Capítulo 106
Múnich, 1 de agosto de 1914
Adolf Hitler entró en la casa. Parecía desierta. Abrió la puerta del salón y tardó unos instantes en ver el cuerpo extendido sobre uno de los sillones. Se acercó y tocó su hombro. Liebenfelds parecía dormido, pero la sangre que manchaba su venda y parte de la tapicería indicaban que estaba mal herido. El hombre comenzó a moverse y abrió ligeramente los ojos.
—Tienes que marcharte, pueden regresar.
—Maestro, ¿quién le ha hecho esto?
—No importa, tienes que ponerte a salvo. Sal de Múnich y dirígete a Suiza y espera allí a que termine la guerra.
—No puedo hacer eso. Debo luchar por Alemania.
—Te lo ordeno —dijo intentando subir el tono de voz, pero una sacudida de dolor le hizo lanzar un leve grito.
—No haga esfuerzos.
—Coge el dinero que te dejé en casa de los Popp, el pasaporte con la identidad falsa y parte hoy mismo para Ginebra.
—Está bien, maestro —contestó Adolfo.
—Márchate.
—Pero, ¿cómo voy a dejarle en este estado?
Liebenfelds le hizo un gesto para que se fuese y Adolf Hitler se incorporó, miró por última vez a su maestro y comprendió que a partir de ese momento estaría sólo.
Salió a la calle principal justo cuando un médico corría hacia la casa de Liebenfelds.
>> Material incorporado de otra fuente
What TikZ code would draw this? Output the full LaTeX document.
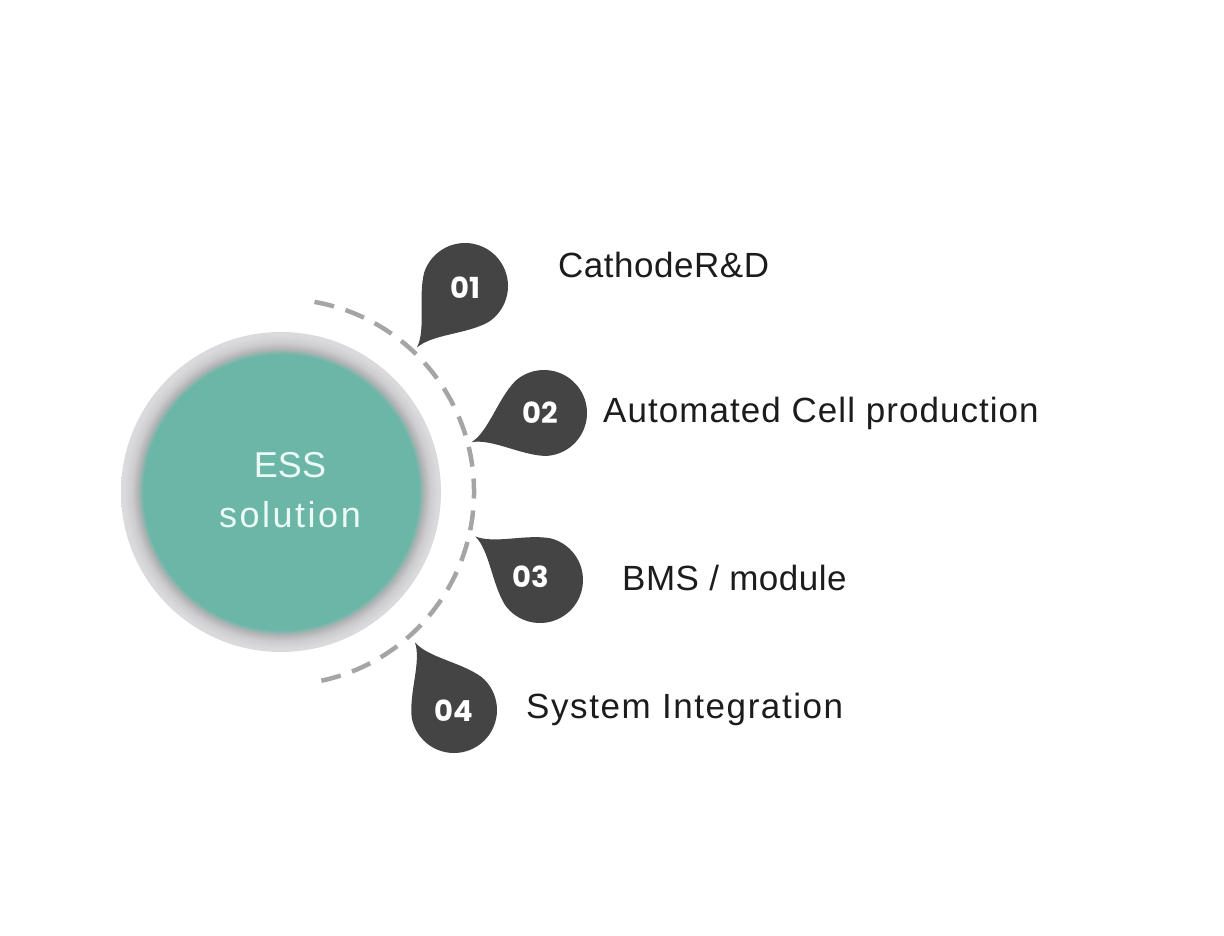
\documentclass[tikz,border=0pt]{standalone}
\usepackage{fontspec}
\setmainfont{Liberation Sans}
\newfontfamily\numfont{Poppins}
\newfontfamily\labelfont[LetterSpace=1.5]{Liberation Sans}
\newfontfamily\labelwide[LetterSpace=3]{Liberation Sans}
\newfontfamily\labelwider[LetterSpace=4.5]{Liberation Sans}
\newfontfamily\esswide[LetterSpace=7]{Liberation Sans}

\definecolor{essteal}{RGB}{107,182,166}
\definecolor{ringdark}{RGB}{180,180,183}
\definecolor{ringgray}{RGB}{204,204,207}
\definecolor{ringlight}{RGB}{218,218,221}
\definecolor{dashgray}{RGB}{165,165,165}
\definecolor{dropgray}{RGB}{68,68,68}
\definecolor{labelblack}{RGB}{28,28,28}
\definecolor{esswhite}{RGB}{236,250,246}

\pgfdeclareradialshading{essring}{\pgfpoint{0bp}{0bp}}{%
  color(0bp)=(essteal); color(21.5bp)=(essteal); color(22.4bp)=(ringdark);
  color(23.3bp)=(ringgray); color(24.5bp)=(ringlight); color(25bp)=(ringlight);
  color(50bp)=(white)}

\tikzstyle{dropnum}=[text=white, inner sep=0pt, font=\numfont\bfseries\fontsize{29}{29}\selectfont]
\tikzstyle{steplabel}=[anchor=base west, inner sep=0pt, text=labelblack, font=\labelfont\fontsize{35}{35}\selectfont]
\tikzstyle{esstext}=[anchor=base, inner sep=0pt, text=esswhite, font=\fontsize{36}{36}\selectfont]
\tikzset{drop/.pic={
  \fill[dropgray] (78,0) .. controls (58,4) and (38,30) .. (14.7,40.4)
    arc[start angle=70, end angle=290, radius=43]
    .. controls (38,-30) and (58,-4) .. (78,0) -- cycle;
}}

\begin{document}
\begin{tikzpicture}[x=1pt, y=-1pt]
\useasboundingbox (0,0) rectangle (1224,936);

% centre disc with grey rim
\coordinate (core) at (281,492);
\shade[shading=essring] (core) circle (160);
\node[esstext] (ess) at (290,477) {ESS};
\node[esstext, font=\esswide\fontsize{36}{36}\selectfont] (solution) at (290,527) {solution};

% dashed arc (angles mirrored because y points down)
\draw[dashgray, line width=4.5pt, dash pattern=on 20pt off 12pt]
  (core) ++(-80:193) arc[start angle=-80, end angle=78, radius=193];

% drops
\pic[rotate=232] at (465,286) {drop};
\pic[rotate=202] at (544,413) {drop};
\pic[rotate=146] at (540,580) {drop};
\pic[rotate=120] at (454,710) {drop};

\node[dropnum] (n01) at (465,288) {01};
\node[dropnum] (n02) at (540,413) {02};
\node[dropnum] (n03) at (531,577) {03};
\node[dropnum] (n04) at (454,711) {04};

% labels
\node[steplabel] (cathode) at (558,278) {CathodeR\&D};
\node[steplabel, font=\labelwide\fontsize{35}{35}\selectfont] (cell) at (603,422) {Automated Cell production};
\node[steplabel] (bms) at (622,590) {BMS / module};
\node[steplabel, font=\labelwider\fontsize{35}{35}\selectfont] (system) at (526,718) {System Integration};
\end{tikzpicture}
\end{document}
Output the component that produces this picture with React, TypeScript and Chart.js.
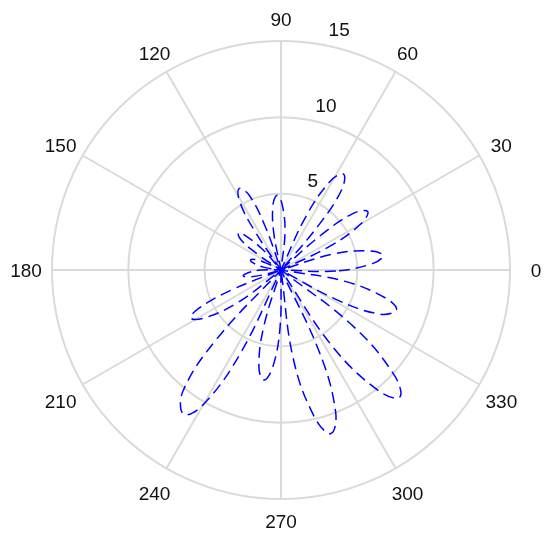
import { useEffect, useRef } from "react";
import { Chart, registerables } from "chart.js";

Chart.register(...registerables);

// Theta tick labels (degrees, counter-clockwise from 0 at the right)
const thetaTickAngles = [0, 30, 60, 90, 120, 150, 180, 210, 240, 270, 300, 330];
const thetaTickLabels = ["0", "30", "60", "90", "120", "150", "180", "210", "240", "270", "300", "330"];

// Radial ticks
const rTickValues = [5, 10, 15];
const rTickLabels = ["5", "10", "15"];
const rMax = 15;
const rAxisAngle = 80;

// Curve samples: angle (deg) and radius
const theta = [
  355, 359, 4, 8, 12, 17, 21,
  22, 26, 30, 34, 38, 41, 45,
  46, 50, 53, 57, 61, 65, 69,
  80, 84, 89, 93, 97, 101, 105,
  106, 110, 113, 117, 121, 124, 128,
  129, 132, 136, 139, 143, 146, 150,
  151, 155, 158, 162, 166, 171, 175,
  176, 180, 185, 189, 192, 195, 198,
  199, 202, 205, 208, 212, 217, 221,
  222, 227, 231, 236, 240, 244, 248,
  249, 253, 257, 261, 265, 269, 273,
  274, 278, 283, 287, 291, 295, 299,
  300, 304, 309, 313, 317, 322, 326,
  327, 332, 336, 341, 345, 350, 354,
];
const rho = [
  0, 3.6, 6.0, 6.75, 6.0, 3.6, 0,
  0, 3.6, 6.05, 6.85, 6.05, 3.6, 0,
  0, 3.9, 6.65, 7.5, 6.65, 3.9, 0,
  0, 2.5, 4.3, 4.9, 4.3, 2.5, 0,
  0, 3.1, 5.3, 6.0, 5.3, 3.1, 0,
  0, 1.9, 3.25, 3.7, 3.25, 1.9, 0,
  0, 1.1, 1.85, 2.1, 1.85, 1.1, 0,
  0, 1.3, 2.2, 2.5, 2.2, 1.3, 0,
  0, 3.5, 5.95, 6.7, 5.95, 3.5, 0,
  0, 6.1, 10.2, 11.4, 10.2, 6.1, 0,
  0, 3.8, 6.45, 7.3, 6.45, 3.8, 0,
  0, 6.0, 10.0, 11.2, 10.0, 6.0, 0,
  0, 6.1, 10.2, 11.4, 10.2, 6.1, 0,
  0, 4.2, 7.1, 8.0, 7.1, 4.2, 0,
];

const N = 360;
const GRID = "#dadada";
const TEXT = "#111111";
const FONT = '19px "Liberation Sans", Arial, sans-serif';

function angleToIndex(a: number) {
  return (((360 - a) % 360) + 360) % 360;
}

const labelPlugin = {
  id: "polarLabels",
  afterDraw(chart: any) {
    const s = chart.scales.r;
    const ctx = chart.ctx;
    const R = s.drawingArea;
    ctx.save();
    ctx.font = FONT;
    ctx.fillStyle = TEXT;
    ctx.textAlign = "center";
    ctx.textBaseline = "middle";
    thetaTickAngles.forEach((a, k) => {
      const rad = (a * Math.PI) / 180;
      const c = Math.abs(Math.cos(rad));
      const sn = Math.sin(rad);
      const p = s.getPointPosition(angleToIndex(a), R + 22 + 4 * c);
      let dy = 2;
      if (c > 0.01 && sn < -0.01) dy += 4;
      else if (c > 0.01 && c < 0.99 && sn > 0.01) dy += 1.5;
      ctx.fillText(thetaTickLabels[k], p.x, p.y + dy);
    });
    const idx = angleToIndex(rAxisAngle);
    rTickValues.forEach((v, k) => {
      const d = s.getDistanceFromCenterForValue(v);
      const p = s.getPointPosition(idx, d + 18);
      const ox = -Math.sin(p.angle) * 14;
      const oy = Math.cos(p.angle) * 14;
      ctx.fillText(rTickLabels[k], p.x + ox + 1.5, p.y + oy + 2);
    });
    ctx.restore();
  },
};

export default function App() {
  const ref = useRef<HTMLCanvasElement>(null);
  useEffect(() => {
    document.body.style.margin = "0";
    const labels = Array.from({ length: N }, (_, i) => String((360 - i) % 360));
    const data: (number | null)[] = new Array(N).fill(null);
    theta.forEach((a, k) => {
      data[angleToIndex(a)] = rho[k];
    });
    const chart = new Chart(ref.current as HTMLCanvasElement, {
      type: "radar",
      data: {
        labels,
        datasets: [
          {
            data,
            borderColor: "#0000ff",
            backgroundColor: "transparent",
            borderWidth: 1.5,
            borderDash: [11, 6],
            fill: false,
            pointRadius: 0,
            pointHoverRadius: 0,
            pointHitRadius: 0,
            tension: 0.4,
            spanGaps: true,
          } as any,
        ],
      },
      options: {
        animation: false,
        responsive: false,
        maintainAspectRatio: false,
        events: [],
        layout: { padding: { left: 52, right: 40, top: 41, bottom: 45 } },
        plugins: { legend: { display: false }, tooltip: { enabled: false } },
        scales: {
          r: {
            min: 0,
            max: rMax,
            startAngle: 90,
            ticks: { display: false, stepSize: 5 },
            pointLabels: { display: false },
            grid: { circular: true, color: GRID, lineWidth: 2 },
            angleLines: {
              display: true,
              color: GRID,
              lineWidth: (c: any) => (c.index % 30 === 0 ? 2 : 0),
            },
          } as any,
        },
      },
      plugins: [labelPlugin],
    });
    return () => chart.destroy();
  }, []);
  return (
    <div style={{ position: "absolute", left: 0, top: 0, width: 550, height: 545 }}>
      <canvas ref={ref} width={550} height={545} style={{ display: "block" }} />
    </div>
  );
}
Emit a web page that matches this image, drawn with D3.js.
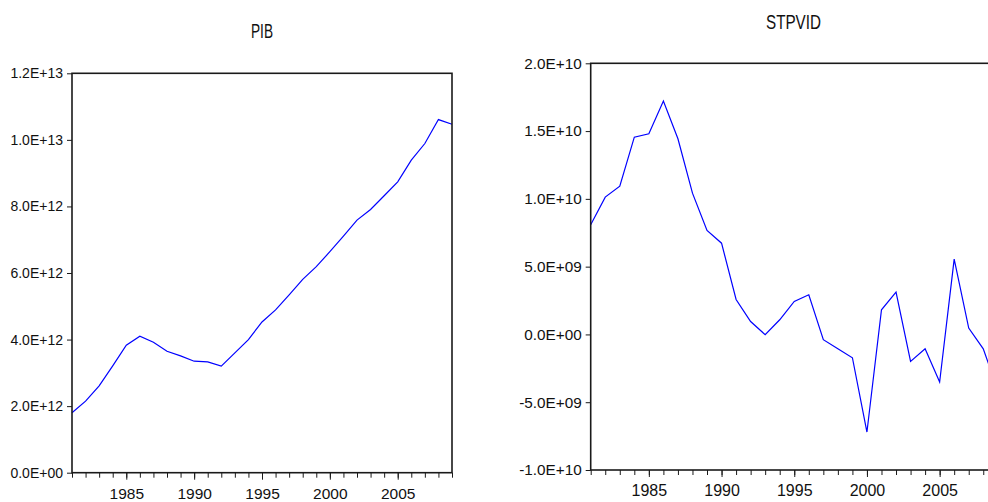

Tendría que regresar al piso de la familia Popp, recoger su maleta, el dinero y el pasaporte, pero su intención no era abandonar Alemania; si las profecías eran ciertas, cuando la guerra se declarase ya no tendría nada que temer. ¿Por qué abandonar el país y quedar ante todos como un cobarde? El cielo comenzaba a clarear. La luz no tardaría en regresar y él debía esfumarse antes de que nadie diese con su escondite. Cuando llegó a la Marienplazt, miles de personas esperaban escuchar la declaración de guerra, aquella misma mañana.